An international coalition of law enforcement agencies and technology companies disclosed Tuesday that it had dispatched more than seventy million automated warning messages to internet users who attempted to search for or access child sexual abuse material online over a sixteen-month operational period, in what officials described as the largest coordinated digital deterrence campaign of its kind ever undertaken and the first to operate simultaneously at scale across more than thirty participating countries.
The initiative, operating under the name Operation Clear Signal, was coordinated over sixteen months involving police and national law enforcement authorities from thirty-four countries alongside major search-engine operators, mobile internet service providers, and an advisory consortium of international child protection organizations. Rather than immediately pursuing prosecution of users solely for search queries — an approach that frequently generates complex evidentiary challenges and difficult cross-border jurisdictional disputes — participating agencies opted to intercept the suspected query at the network or platform level and redirect users to a standardized warning page before any prohibited content could be delivered to the requesting device.
The warning message informed users clearly that their search behavior had been detected and logged, that seeking, accessing, or distributing child sexual abuse material constitutes a serious criminal offense carrying severe penalties in their jurisdiction, and that confidential professional support resources were available for individuals experiencing persistent unwanted sexual thoughts involving children. Officials said the approach was deliberately designed to create a meaningful deterrence moment at the point of search intent without automatically criminalizing users who had not yet actually accessed prohibited material, while still preserving logged data for potential future prosecution if escalating behavior patterns were identified.
Preliminary findings from the program indicate that a measurable proportion of users who received the warning did not subsequently repeat equivalent search behavior within the monitoring windows established for the study. Researchers embedded with the international coalition said that while comprehensive follow-up data collection remains ongoing and all results are subject to peer-reviewed academic assessment before publication, early indicators suggest the deterrence model may reduce documented repeat search activity among first-time intercepted users by a statistically significant margin compared with matched control groups in jurisdictions that participated in the study but did not implement the interception mechanism.
The coalition said the seventy million figure was cumulative across all participating countries and represented unique interception events rather than a count of identified individual users, since some queries were recorded as originating from shared devices, institutional networks, or public terminals that could not be reliably attributed to a single individual. The United Kingdom, Germany, the Netherlands, Canada, Australia, and South Korea accounted for the largest share of total interception volume based on their internet population size and the depth of their participation in the coalition’s technical infrastructure.
Child protection experts offered measured and conditional praise for the initiative while urging careful restraint about treating deterrence messaging as a substitute for deeper structural interventions in how platforms and search services are designed and governed.
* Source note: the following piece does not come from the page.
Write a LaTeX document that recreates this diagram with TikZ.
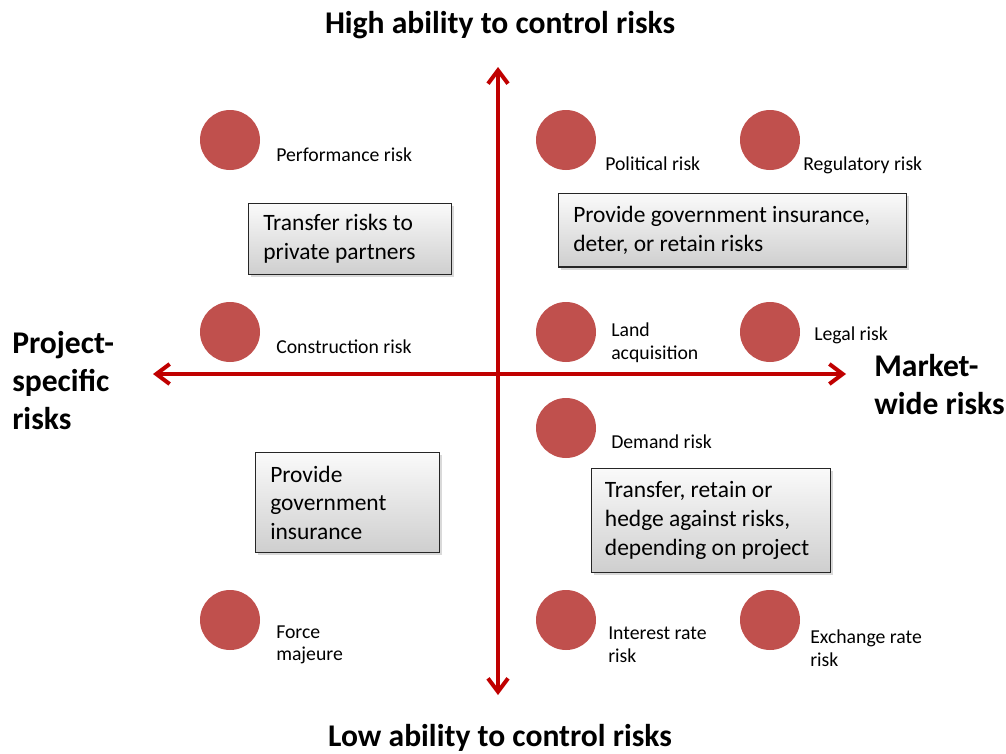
\documentclass[tikz,border=0pt]{standalone}
\usepackage{fontspec}
\setmainfont{Carlito}
\usetikzlibrary{arrows.meta,shadows}
\definecolor{riskred}{HTML}{C0504D}
\definecolor{axisred}{HTML}{C00000}
\begin{document}
\begin{tikzpicture}[x=0.75pt,y=-0.75pt,
  risk/.style={circle,fill=riskred,draw=none,minimum size=45pt,inner sep=0pt},
  lbl/.style={anchor=west,inner sep=0pt,align=left,font=\fontsize{14.8}{17}\selectfont},
  boxnode/.style={anchor=north west,draw=black!85,line width=0.9pt,top color=gray!4,bottom color=gray!38,
     drop shadow={opacity=0.3,shadow xshift=2pt,shadow yshift=-2pt},
     align=flush left,inner xsep=11pt,inner ysep=6pt,font=\fontsize{17.6}{21.5}\selectfont},
  head/.style={inner sep=0pt,font=\bfseries\fontsize{23.7}{28.5}\selectfont},
  axis/.style={draw=axisred,line width=3pt,-{Straight Barb[length=10pt,width=15pt]},line cap=round}
]
\useasboundingbox (0,0) rectangle (1006,753);

% axes
\coordinate (top) at (498,67);
\coordinate (bot) at (498,695);
\coordinate (lft) at (153,374);
\coordinate (rgt) at (846,374);
\coordinate (ctr) at (498,374);
\draw[axis] (ctr) -- (top);
\draw[axis] (ctr) -- (bot);
\draw[axis] (ctr) -- (lft);
\draw[axis] (ctr) -- (rgt);

% headings
\node[head] (hhigh) at (500,25) {High ability to control risks};
\node[head] (hlow) at (500,738) {Low ability to control risks};
\node[head,anchor=west,align=left] (hproj) at (12,381) {Project-\\specific\\risks};
\node[head,anchor=west,align=left] (hmkt) at (874,385) {Market-\\wide risks};

% risk circles
\node[risk] (c1) at (230,140) {};
\node[risk] (c2) at (566,140) {};
\node[risk] (c3) at (770,140) {};
\node[risk] (c4) at (230,332) {};
\node[risk] (c5) at (566,332) {};
\node[risk] (c6) at (770,332) {};
\node[risk] (c7) at (566,428) {};
\node[risk] (c8) at (230,620) {};
\node[risk] (c9) at (566,620) {};
\node[risk] (c10) at (770,620) {};

% labels
\node[lbl] (l1) at (276,155) {Performance risk};
\node[lbl] (l2) at (605,164) {Political risk};
\node[lbl] (l3) at (803,165) {Regulatory risk};
\node[lbl] (l4) at (276,347) {Construction risk};
\node[lbl] (l5) at (611,343) {Land\\acquisition};
\node[lbl] (l6) at (814,335) {Legal risk};
\node[lbl] (l7) at (611,442) {Demand risk};
\node[lbl] (l8) at (276,645) {Force\\majeure};
\node[lbl] (l9) at (608,645) {Interest rate\\risk};
\node[lbl] (l10) at (810,648) {Exchange rate\\risk};

% boxes
\node[boxnode,text width=130pt,minimum height=53pt] (b1) at (248,203) {Transfer risks to\\private partners};
\node[boxnode,text width=239pt,minimum height=55pt] (b2) at (558,193) {Provide government insurance,\\deter, or retain risks};
\node[boxnode,text width=116pt,minimum height=75pt] (b3) at (255,452) {Provide\\government\\insurance};
\node[boxnode,text width=159pt,inner xsep=10pt,minimum height=78pt] (b4) at (591,468) {Transfer, retain or\\hedge against risks,\\depending on project};
\end{tikzpicture}
\end{document}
A senior researcher at an international child safeguarding policy institute said warning messages represent a genuinely useful instrument within a broader comprehensive prevention architecture but acknowledged that the available scientific data on sustained long-term behavioral change among individuals with deeply entrenched patterns of seeking illegal material involving children remained more ambiguous and contested than early headline figures might suggest to casual observers.
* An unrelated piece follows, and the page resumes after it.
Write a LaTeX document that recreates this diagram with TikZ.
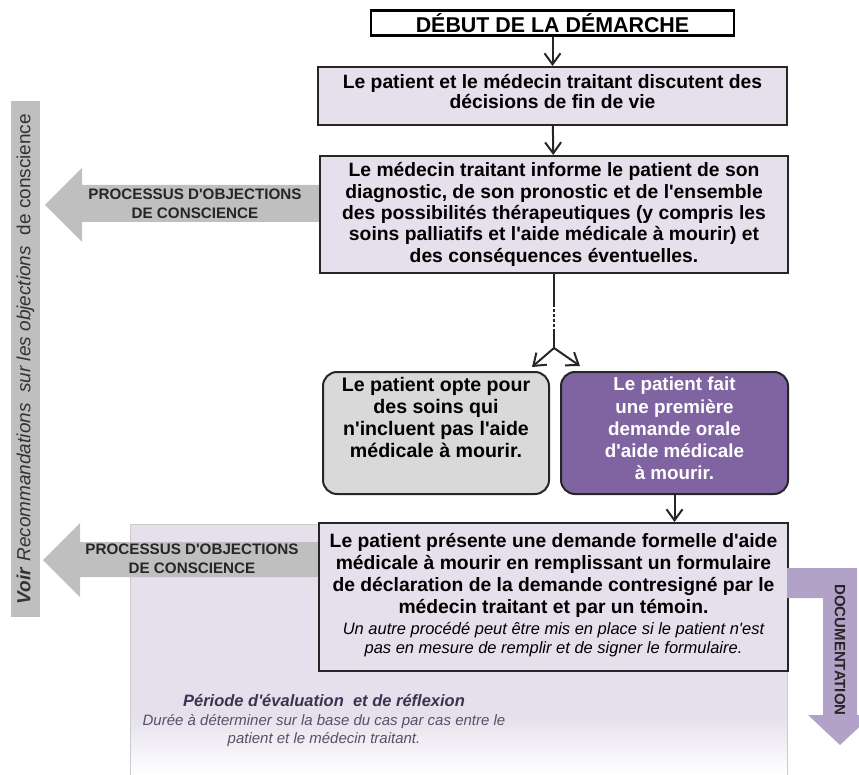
\documentclass[tikz,border=0pt]{standalone}
\usepackage{fontspec}
\setmainfont{Liberation Sans}[Ligatures=TeXOff]
\usetikzlibrary{positioning, arrows.meta}

\definecolor{boxfill}{HTML}{E5E0EC}
\definecolor{optgray}{HTML}{D9D9D9}
\definecolor{reqpurple}{HTML}{8064A2}
\definecolor{docpurple}{HTML}{B3A2C7}
\definecolor{sidegray}{HTML}{BFBFBF}
\definecolor{edgegray}{HTML}{262626}
\definecolor{periodtext}{HTML}{3F3151}

\newcommand{\notefont}{\fontsize{16.5}{19}\selectfont\mdseries\itshape}

\tikzset{
    flowline/.style = {draw = edgegray, line width = 2pt, -{Straight Barb[length = 11pt, width = 16pt]}},
    flowbox/.style = {draw = edgegray, line width = 2pt, rectangle, fill = boxfill, inner sep = 0pt, align = center, font = \fontsize{19.3}{21.3}\selectfont\bfseries},
    choicebox/.style = {flowbox, rounded corners = 14pt, minimum width = 226pt, minimum height = 122pt, font = \fontsize{18.8}{22.2}\selectfont\bfseries},
    sidetext/.style = {align = center, font = \fontsize{15.2}{19}\selectfont\bfseries, text = black!85},
}

\begin{document}
\begin{tikzpicture}[x = 1pt, y = -1pt]
    \clip (0,0) rectangle (859,775);

    % evaluation period
    \fill [boxfill] (130,524) rectangle (787,715);
    \shade [top color = boxfill, bottom color = white] (130,715) rectangle (787,775);
    \draw [black!20, line width = 0.6pt] (130,775) -- (130,524) -- (787,524) -- (787,775);

    % conscientious objection arrows
    \fill [sidegray] (320,185) -- (82,185) -- (82,168) -- (45,205) -- (82,242) -- (82,222) -- (320,222) -- cycle;
    \fill [sidegray] (318,542) -- (80,542) -- (80,523) -- (43,560) -- (80,597) -- (80,577) -- (318,577) -- cycle;
    \node [sidetext] (objtop) at (195,204) {PROCESSUS D'OBJECTIONS\\DE CONSCIENCE} ;
    \node [sidetext] (objbot) at (192,559) {PROCESSUS D'OBJECTIONS\\DE CONSCIENCE} ;

    \node [rotate = 90, fill = sidegray, minimum width = 516pt, minimum height = 29pt, inner sep = 0pt, text = black!80, font = \fontsize{19}{20}\selectfont] (seerec) at (25.5,359)
        {\textbf{\textit{Voir}} \textit{Recommandations} \ \textit{sur les objections} \ de conscience} ;

    % main flow
    \node [draw = black, line width = 2.4pt, rectangle, fill = white, minimum width = 363pt, minimum height = 25pt, inner sep = 0pt, font = \fontsize{21.4}{22}\selectfont\bfseries] (start) at (552.5,23) {DÉBUT DE LA DÉMARCHE} ;
    \node [flowbox, minimum width = 469pt, minimum height = 58pt, below = 29.3pt of start] (discuss)
        {Le patient et le médecin traitant discutent des\\[-1.3pt]décisions de fin de vie\\[-12pt]\mbox{}} ;
    \node [flowbox, minimum width = 468pt, minimum height = 117pt, below = 29pt of discuss, xshift = 1.5pt] (inform)
        {Le médecin traitant informe le patient de son\\diagnostic, de son pronostic et de l'ensemble\\des possibilités thérapeutiques (y compris les\\soins palliatifs et l'aide médicale à mourir) et\\des conséquences éventuelles.\\[-17pt]\mbox{}} ;

    \node [choicebox, fill = optgray, font = \fontsize{19.6}{22.2}\selectfont\bfseries, below = 97pt of inform.south west, anchor = north west, xshift = 3pt] (optout)
        {Le patient opte pour\\des soins qui\\n'incluent pas l'aide\\médicale à mourir.\\[9pt]\mbox{}} ;
    \node [choicebox, fill = reqpurple, text = white, minimum width = 227pt, right = 10pt of optout] (oralreq)
        {Le patient fait\\une première\\demande orale\\d'aide médicale\\à mourir.\\[-13pt]\mbox{}} ;

    \node [flowbox, minimum width = 469pt, minimum height = 148pt, below = 27pt of oralreq.south east, anchor = north east, font = \fontsize{19.3}{22}\selectfont\bfseries] (formal)
        {Le patient présente une demande formelle d'aide\\médicale à mourir en remplissant un formulaire\\de déclaration de la demande contresigné par le\\médecin traitant et par un témoin.\\[-1pt]
        {\notefont Un autre procédé peut être mis en place si le patient n'est}\\[-3pt]
        {\notefont pas en mesure de remplir et de signer le formulaire.}\\[-15pt]\mbox{}} ;

    % documentation arrow
    \fill [docpurple] (787,568) -- (857,568) -- (857,715) -- (872,715) -- (840,745) -- (808,715) -- (823,715) -- (823,598) -- (787,598) -- cycle;
    \node [rotate = -90, text = black!85, font = \fontsize{15}{16}\selectfont\bfseries] (doclabel) at (840,650) {DOCUMENTATION} ;

    \node [align = center, text = periodtext!60!gray, font = \fontsize{15}{18.5}\selectfont\itshape] (period) at (324,721)
        {\textcolor{periodtext}{\fontsize{16.5}{18.5}\selectfont\bfseries Période d'évaluation \ et de réflexion}\\Durée à déterminer sur la base du cas par cas entre le\\patient et le médecin traitant.} ;

    % connectors
    \coordinate [below = 30pt of inform.south] (dottop) ;
    \coordinate [below = 25pt of dottop] (dotbot) ;
    \coordinate [below = 19pt of dotbot] (split) ;
    \coordinate (optin) at ([xshift = -18pt, yshift = 4pt] optout.north east) ;
    \coordinate (reqin) at ([xshift = 20pt, yshift = 5pt] oralreq.north west) ;

    \draw [flowline] (start) -- (discuss) ;
    \draw [flowline] (discuss) -- (inform) ;
    \draw [draw = edgegray, line width = 2pt] (inform.south) -- (dottop) ;
    \draw [draw = edgegray, line width = 2pt, dash pattern = on 3pt off 2pt] (dottop) -- (dotbot) ;
    \draw [draw = edgegray, line width = 2pt] (dotbot) -- (split) ;
    \draw [flowline] (split) -- (optin) ;
    \draw [flowline] (split) -- (reqin) ;
    \draw [flowline] (oralreq.south) -- (oralreq.south |- formal.north) ;
\end{tikzpicture}
\end{document}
Technology companies that participated in the program said they had worked closely with legal counsel in each relevant jurisdiction to ensure that the interception and redirect mechanism did not itself constitute an unlawful interception or search of user communications under applicable national privacy and communications law. Several firms said they designed and deployed new technical infrastructure specifically to enable the real-time query flagging and redirect capability required by the operational parameters of the campaign.
Law enforcement officials across multiple participating nations took pains to emphasize publicly that the prevention-focused warning campaign ran in deliberate parallel with traditional criminal investigative and prosecution efforts rather than replacing them. Over the same sixteen-month operational period, coordinated enforcement actions carried out by coalition member agencies resulted in the arrest of more than four thousand individuals across participating nations on charges related to the production, online distribution, or possession of child sexual abuse material.
The coalition announced plans to expand the program significantly in its next operational phase to cover additional countries across Southeast Asia and Latin America, regions where both internet penetration rates among young populations and reported rates of child sexual exploitation content distribution have increased substantially in recent years according to monitoring data from international child safety organizations.
Officials also said that dedicated working groups were actively developing updated technical and legal protocols to address the challenge posed by end-to-end encrypted communication environments, where the current interception methods used in Operation Clear Signal are substantially less effective, with input being sought from cryptography researchers, civil liberties organizations, and government intelligence agencies to identify approaches that preserve meaningful user privacy while allowing targeted intervention in the highest-risk cases.
A comprehensive formal evaluation report on Operation Clear Signal is expected to be published in the fourth quarter by an independent international academic consortium that was commissioned at the program’s outset to assess outcomes across multiple dimensions, including deterrence efficacy, legal proportionality, cross-border operational coordination, and privacy impact on general internet users who were not the intended targets of the intervention mechanism.